One last piece from the novel — the revelation of the identity of August’s actual father — brings this reading together, and leaves the story in a not-entirely-comfortable place. The women have left, but they might be headed straight into catastrophe. August knows he must stay in the colony, but he’s not sure how he’ll carry on. The book doesn’t end with a note of triumph. It’s a sense of impending calamity.

The movie’s ending is more upbeat. There’s no fire looming, for one, though there are dangers. We aren’t quite aware that August sees in himself a reminder of the violence, and of the heroic act of staying. And, of course, the Augustinian layers disappear. Women Talking, the film, is about leaving in search of a better life; it’s a story of feminist defiance, of cutting off the patriarchy at its knees.

Yet both versions of the story do lean on the same Augustinian question, which is what ties them together. Because what animated Augustine’s writing across his entire life was wrestling with the problem of evil (sometimes called “theodicy”), most succinctly stated in a familiar question: If God is good, why do bad things happen? Or to put it another way: How can you believe in an all-powerful, good God when that God doesn’t stop the evil in the world? How can you make sense of this contradiction?

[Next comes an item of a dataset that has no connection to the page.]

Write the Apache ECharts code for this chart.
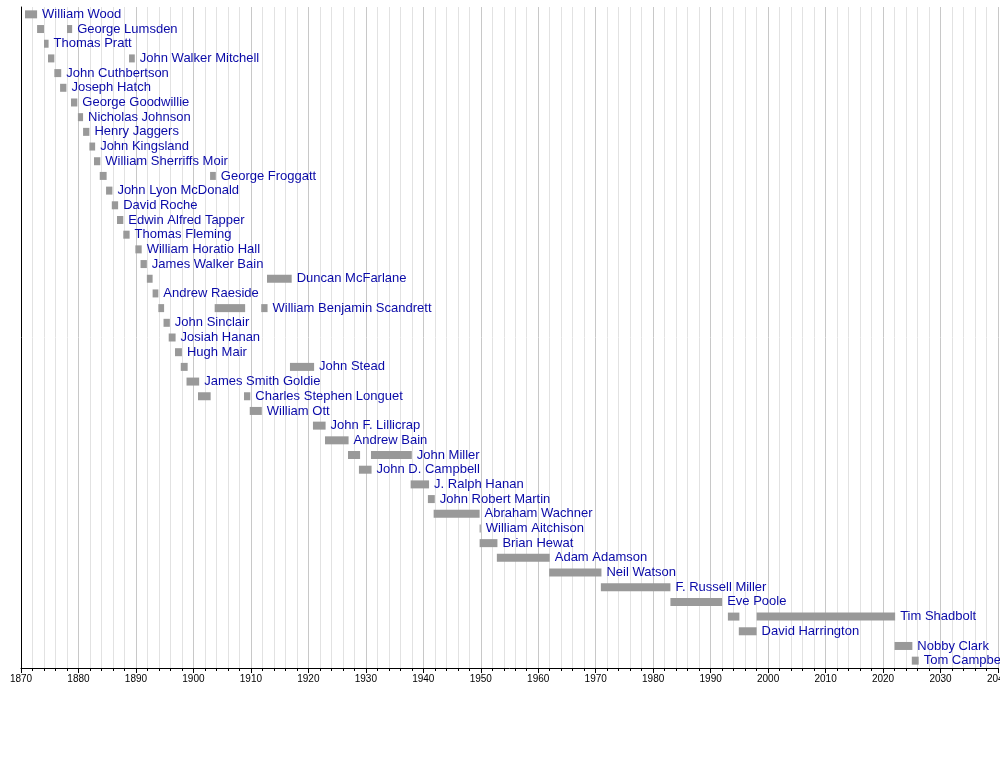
<!DOCTYPE html>
<html>
<head>
<meta charset="utf-8">
<script src="https://cdn.jsdelivr.net/npm/echarts@6/dist/echarts.min.js"></script>
<style>
  html, body { margin: 0; padding: 0; background: #fff; }
  #chart { width: 1000px; height: 770px; }
</style>
</head>
<body>
<div id="chart"></div>
<script>
// one row per line of the timeline, label drawn after the last term
const names = [
  'William Wood', 'George Lumsden', 'Thomas Pratt', 'John Walker Mitchell',
  'John Cuthbertson', 'Joseph Hatch', 'George Goodwillie', 'Nicholas Johnson',
  'Henry Jaggers', 'John Kingsland', 'William Sherriffs Moir', 'George Froggatt',
  'John Lyon McDonald', 'David Roche', 'Edwin Alfred Tapper', 'Thomas Fleming',
  'William Horatio Hall', 'James Walker Bain', 'Duncan McFarlane', 'Andrew Raeside',
  'William Benjamin Scandrett', 'John Sinclair', 'Josiah Hanan', 'Hugh Mair',
  'John Stead', 'James Smith Goldie', 'Charles Stephen Longuet', 'William Ott',
  'John F. Lillicrap', 'Andrew Bain', 'John Miller', 'John D. Campbell',
  'J. Ralph Hanan', 'John Robert Martin', 'Abraham Wachner', 'William Aitchison',
  'Brian Hewat', 'Adam Adamson', 'Neil Watson', 'F. Russell Miller',
  'Eve Poole', 'Tim Shadbolt', 'David Harrington', 'Nobby Clark', 'Tom Campbell'
];

// terms per row: [start, end] in years
const terms = [
  [[1870.7, 1872.8]],
  [[1872.8, 1874.0], [1878.0, 1878.9]],
  [[1874.0, 1874.8]],
  [[1874.7, 1875.8], [1888.8, 1889.8]],
  [[1875.8, 1877.0]],
  [[1876.8, 1877.9]],
  [[1878.7, 1879.8]],
  [[1879.9, 1880.8]],
  [[1880.8, 1881.9]],
  [[1881.9, 1882.9]],
  [[1882.7, 1883.8]],
  [[1883.7, 1884.9], [1902.9, 1903.9]],
  [[1884.8, 1885.9]],
  [[1885.8, 1886.9]],
  [[1886.7, 1887.8]],
  [[1887.8, 1888.9]],
  [[1889.9, 1891.0]],
  [[1890.8, 1891.9]],
  [[1891.9, 1892.9], [1912.8, 1917.1]],
  [[1892.9, 1893.9]],
  [[1893.9, 1894.9], [1903.7, 1909.0], [1911.8, 1912.9]],
  [[1894.8, 1895.9]],
  [[1895.7, 1896.9]],
  [[1896.8, 1898.0]],
  [[1897.8, 1899.0], [1916.8, 1921.0]],
  [[1898.8, 1901.0]],
  [[1900.8, 1903.0], [1908.8, 1909.9]],
  [[1909.8, 1911.9]],
  [[1920.8, 1923.0]],
  [[1922.9, 1927.0]],
  [[1926.9, 1929.0], [1930.9, 1938.0]],
  [[1928.8, 1931.0]],
  [[1937.8, 1941.0]],
  [[1940.8, 1942.0]],
  [[1941.8, 1949.8]],
  [[1949.8, 1950.0]],
  [[1949.8, 1952.9]],
  [[1952.8, 1962.0]],
  [[1961.9, 1971.0]],
  [[1970.9, 1983.0]],
  [[1983.0, 1992.0]],
  [[1993.0, 1995.0], [1998.0, 2022.1]],
  [[1994.9, 1998.0]],
  [[2022.0, 2025.1]],
  [[2025.0, 2026.2]]
];

const yearMin = 1870;
const yearMax = 2040;

const items = [];
terms.forEach(function (row, i) {
  row.forEach(function (t, j) {
    items.push({
      value: [t[0], t[1], i],
      label: j === row.length - 1 ? names[i] : ''
    });
  });
});

const chart = echarts.init(document.getElementById('chart'));

chart.setOption({
  animation: false,
  grid: { left: 21, right: 2, top: 7, bottom: 102, containLabel: false, outerBoundsMode: 'none' },
  xAxis: {
    type: 'value',
    min: yearMin,
    max: yearMax,
    interval: 10,
    axisLine: { show: true, onZero: false, lineStyle: { color: '#000' } },
    axisTick: { show: true, length: 5, lineStyle: { color: '#000' } },
    minorTick: { show: true, splitNumber: 5, length: 3, lineStyle: { color: '#000' } },
    axisLabel: {
      color: '#000', fontSize: 10, fontFamily: 'Liberation Sans', margin: 6,
      formatter: function (v) { return String(v); }
    },
    splitLine: { show: true, lineStyle: { color: '#c8c8c8', width: 1 } },
    minorSplitLine: { show: true, lineStyle: { color: '#e2e2e2', width: 1 } }
  },
  yAxis: {
    type: 'category',
    inverse: true,
    data: names,
    axisLine: { show: true, lineStyle: { color: '#000' } },
    axisTick: { show: false },
    axisLabel: { show: false },
    splitLine: { show: false }
  },
  series: [{
    type: 'custom',
    clip: false,
    encode: { x: [0, 1], y: 2 },
    data: items.map(function (d) { return d.value; }),
    renderItem: function (params, api) {
      const start = api.coord([api.value(0), api.value(2)]);
      const end = api.coord([api.value(1), api.value(2)]);
      const h = 8;
      const label = items[params.dataIndex].label;
      const children = [{
        type: 'rect',
        shape: { x: start[0], y: start[1] - h / 2, width: Math.max(end[0] - start[0], 1), height: h },
        style: { fill: '#999999' }
      }];
      if (label) {
        children.push({
          type: 'text',
          style: {
            text: label,
            x: end[0] + 5,
            y: start[1],
            fill: '#0a0aa8',
            font: '13px "Liberation Sans", Arial, sans-serif',
            verticalAlign: 'middle',
            align: 'left'
          }
        });
      }
      return { type: 'group', children: children };
    }
  }]
});
</script>
</body>
</html>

For some of the women of the colony, the answer is to refuse. McDormand — arguably the biggest name in the film — is cast in a nearly silent minor part precisely to show the diminishment that happens when we decide we simply must go on without talking at all. You keep waiting for her to have a big revelation, to change, and … she simply doesn’t. Not all women want to overturn the order of things.

But honestly, when I think about Women Talking’s ultimate approach to the question, I get chills down my spine. How do you make sense of evil? The women’s answer stems from a long Augustinian answer, which is: You don’t.

As Augustine writes, evil wasn’t created by God; it is a perversion of the created good. And though we wish to live in and fervently work toward a world without evil, we’ll never achieve that in this life. Making “sense” of evil, explaining it, would diminish it. In both book and film, the women understand this.

Augustine’s solution is deeply Christian in nature — to believe in the eventual conquering of evil by a God who endured it himself on a cross — but one needn’t believe in that (and it’s not clear the Women Talking characters do either) to see how the story responds. At the end of both stories, August is charged with making a list of everything that is good in the world. Sun. Stars. Pails. Birth. The harvest. He includes Flies. Manure. Wind. And Women. Augustine suggested that humans are defined by what they love and what they desire, and August notes in the novel when he finishes the list that “My list is listing, listless. The origin: liste, from Middle English, meaning desire. Which is also the origin of the word ‘listen.’”

And that might be the greatest gift of seeing Women Talking translated from page to screen. In the shift of medium, we are no longer reading. The women talk, and we are listening.

Women Talking premiered at the Telluride Film Festival and played at the Toronto International Film Festival. It opens in theaters on December 2, 2022.